The changes are expected to hit hard in Alberta’s fast-food industry, where employers complain they can’t find Canadians to work because of tight labour markets.

The government is showing a rare populist streak with its about-face on the foreign worker issue, baffling traditional allies in the business community.

“The Harper government is not known for bowing to public opinion, but they have on this issue,” remarked Dan Kelly, president of the Canadian Federation of Independent Business. “They have stood strong on issue after issue, where they have dug in and held their ground. On this issue, they have caved fast and caved hard.”

Pollster Nik Nanos said both the Northern Gateway pipeline and temporary foreign workers have become distractions for the government, which would much rather be touting its record as a good economic steward in the lead-up to next year’s federal election. The Conservatives are now treading very carefully to avoid alienating key “pockets” of voters, he said.

“Both of these issues present localized risks for the Tories,” Mr. Nanos said.

The Conservatives currently hold 27 of 28 seats in Alberta and 21 of 36 seats in B.C.

Government officials have been unusually quiet in defending a decision last week to conditionally approve Enbridge Inc.’s Northern Gateway pipeline, which would carry oil sands crude to the B.C. coast and on to markets in Asia. Polls show most British Columbians oppose construction of the pipeline.

Ottawa is taking exactly the opposite tack on foreign workers. Mr. Kenney has spent hours publicly defending his reforms in a lengthy news conference Friday, in a round of weekend media interviews and in a stream of Twitter posts.

“This is a new policy being established by the government. We have to explain and defend that,” he said Sunday on Global TV’s The West Block.

In a tweet Saturday, for example, Mr. Kenney suggested that ordinary Albertans support the changes. “Attended 6 events in Calgary area today … where about twenty people offered unprompted comments on the [temporary foreign worker] reforms – all positive.”
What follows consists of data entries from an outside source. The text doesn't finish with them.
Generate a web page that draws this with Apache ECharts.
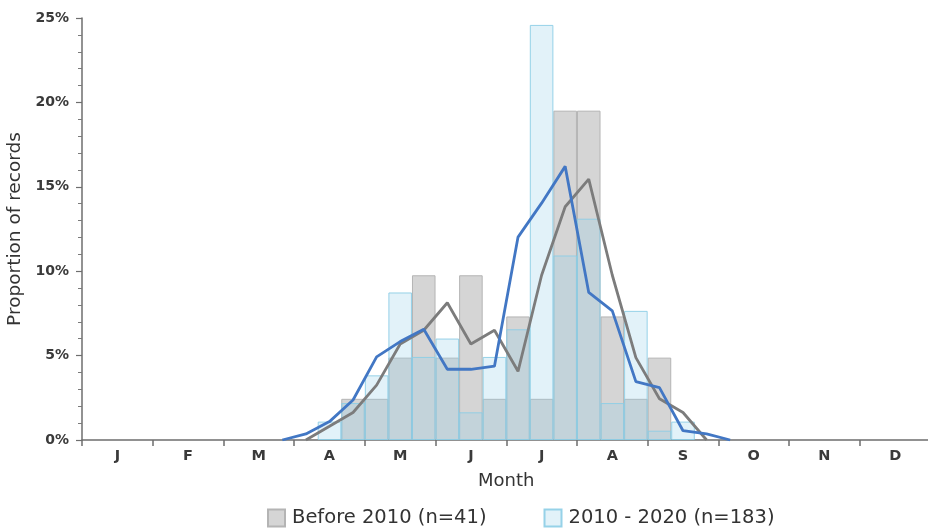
<!DOCTYPE html>
<html>
<head>
<meta charset="utf-8">
<script src="https://cdn.jsdelivr.net/npm/echarts@6/dist/echarts.min.js"></script>
<style>
  html, body { margin: 0; padding: 0; background: #ffffff; }
  #chart { width: 928px; height: 529px; }
</style>
</head>
<body>
<div id="chart"></div>
<script>
// Month letters shown under the axis, one per month
const monthLetters = ['J', 'F', 'M', 'A', 'M', 'J', 'J', 'A', 'S', 'O', 'N', 'D'];
const monthNames = ['Jan', 'Feb', 'Mar', 'Apr', 'May', 'Jun', 'Jul', 'Aug', 'Sep', 'Oct', 'Nov', 'Dec'];

// Each month is split into three ~10-day periods -> 36 bins
const periods = [];
monthNames.forEach(m => { for (let t = 1; t <= 3; t++) periods.push(m + ' ' + t); });

// Share of records per 10-day period (%), Before 2010 (n=41)
const before2010 = [
  null, null, null,  null, null, null,  null, null, null,
  null, null, 2.44,  2.44, 4.88, 9.76,  4.88, 9.76, 2.44,
  7.32, 2.44, 19.51, 19.51, 7.32, 2.44, 4.88, null, null,
  null, null, null,  null, null, null,  null, null, null
];

// Share of records per 10-day period (%), 2010 - 2020 (n=183)
const recent = [
  null, null, null,  null, null, null,  null, null, null,
  null, 1.09, 2.19,  3.83, 8.74, 4.92,  6.01, 1.64, 4.92,
  6.56, 24.59, 10.93, 13.11, 2.19, 7.65, 0.55, 1.09, null,
  null, null, null,  null, null, null,  null, null, null
];

// Three-period running mean (%), Before 2010
const before2010Trend = [
  null, null, null,  null, null, null,  null, null, null,
  0, 0.81, 1.63,  3.25, 5.69, 6.50,  8.13, 5.69, 6.50,
  4.07, 9.76, 13.82, 15.45, 9.76, 4.88, 2.44, 1.63, 0,
  null, null, null,  null, null, null,  null, null, null
];

// Three-period running mean (%), 2010 - 2020
const recentTrend = [
  null, null, null,  null, null, null,  null, null, 0,
  0.36, 1.09, 2.37,  4.92, 5.83, 6.56,  4.19, 4.19, 4.37,
  12.02, 14.03, 16.21, 8.74, 7.65, 3.46, 3.10, 0.55, 0.36,
  0, null, null,  null, null, null,  null, null, null
];

const yTicks = [0, 5, 10, 15, 20, 25];

const FONT = 'DejaVu Sans';
const chart = echarts.init(document.getElementById('chart'), null, { renderer: 'canvas' });

chart.setOption({
  animation: false,
  backgroundColor: '#ffffff',
  textStyle: { fontFamily: FONT },
  grid: { left: 82, width: 848.5, top: 18, bottom: 89, containLabel: false, outerBoundsMode: 'none' },
  legend: {
    left: 267,
    top: 508,
    padding: 0,
    itemWidth: 17,
    itemHeight: 17,
    itemGap: 57,
    icon: 'rect',
    textStyle: { fontFamily: FONT, fontSize: 19.5, color: '#333333', padding: [0, 0, 0, 2] },
    data: ['Before 2010 (n=41)', '2010 - 2020 (n=183)']
  },
  xAxis: {
    type: 'category',
    data: periods,
    boundaryGap: true,
    name: 'Month',
    nameLocation: 'middle',
    nameGap: 32,
    nameTextStyle: { fontFamily: FONT, fontSize: 18, color: '#333333' },
    axisLine: { lineStyle: { color: '#6e6e6e', width: 1.5 } },
    axisTick: {
      show: true,
      length: 6,
      interval: (i) => i % 3 === 0,
      lineStyle: { color: '#6e6e6e', width: 1.5 }
    },
    axisLabel: {
      interval: (i) => i % 3 === 1,
      formatter: (v, i) => monthLetters[Math.floor(i / 3)],
      margin: 9,
      fontFamily: FONT,
      fontSize: 14.5,
      fontWeight: 'bold',
      color: '#3a3a3a'
    },
    splitLine: { show: false }
  },
  yAxis: {
    type: 'value',
    min: yTicks[0],
    max: yTicks[yTicks.length - 1],
    interval: 5,
    name: 'Proportion of records',
    nameLocation: 'middle',
    nameGap: 44,
    nameTextStyle: { fontFamily: FONT, fontSize: 18.5, color: '#333333' },
    axisLine: { show: true, lineStyle: { color: '#6e6e6e', width: 1.5 } },
    axisTick: { show: true, length: 6, lineStyle: { color: '#6e6e6e', width: 1.2 } },
    minorTick: { show: true, splitNumber: 5, length: 4, lineStyle: { color: '#7a7a7a', width: 1 } },
    axisLabel: {
      formatter: '{value}%',
      margin: 13,
      fontFamily: FONT,
      fontSize: 14,
      fontWeight: 'bold',
      color: '#3a3a3a'
    },
    splitLine: { show: false }
  },
  series: [
    {
      name: 'Before 2010 (n=41)',
      type: 'bar',
      data: before2010,
      barWidth: '100%',
      barGap: '-100%',
      itemStyle: { color: '#d5d5d5', borderColor: '#b4b4b4', borderWidth: 1 },
      z: 2
    },
    {
      name: '2010 - 2020 (n=183)',
      type: 'bar',
      data: recent,
      barWidth: '100%',
      barGap: '-100%',
      itemStyle: { color: 'rgba(150, 210, 235, 0.28)', borderColor: 'rgba(140, 205, 230, 0.9)', borderWidth: 1 },
      z: 3
    },
    {
      name: 'Before 2010 trend',
      type: 'line',
      data: before2010Trend,
      symbol: 'none',
      lineStyle: { color: '#7c7c7c', width: 2.8 },
      z: 4
    },
    {
      name: '2010 - 2020 trend',
      type: 'line',
      data: recentTrend,
      symbol: 'none',
      lineStyle: { color: '#4277c4', width: 2.8 },
      z: 5
    }
  ]
});
</script>
</body>
</html>
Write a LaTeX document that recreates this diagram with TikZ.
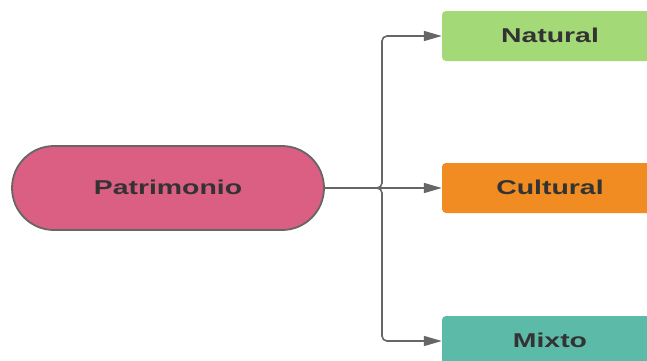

Mr. Kenney acknowledged there will be “adjustment costs” for some businesses in Alberta. That could mean closed restaurants, shorter hours of operation and higher prices. But he insisted “the majority of Albertans” understand that too many businesses are abusing the program.

The minister, whose riding is in Calgary, pointed out that temporary foreign workers now make up at least half the workforce at more than 1,100 businesses, “primarily” in Alberta. Wages in Alberta’s food service sector have been flat even as overall wages and inflation have shot up in the province, Mr. Kenney said.

“This is a labour market distortion that is unacceptable,” he told The Globe and Mail. “We are responding to that data. We don’t want that distortion to mestastisize and spread into other provinces.”

The number of temporary foreign workers in Canada as of Dec. 1 of each year has more than tripled in the past decade – to 338,221 in 2012 from 101,078 in 2002.

 

Editor's note: An earlier version of this story incorrectly said unemployment exceeds 6 per cent virtually everywhere in Alberta. In fact, only Northern Alberta has an unemployment rate that high.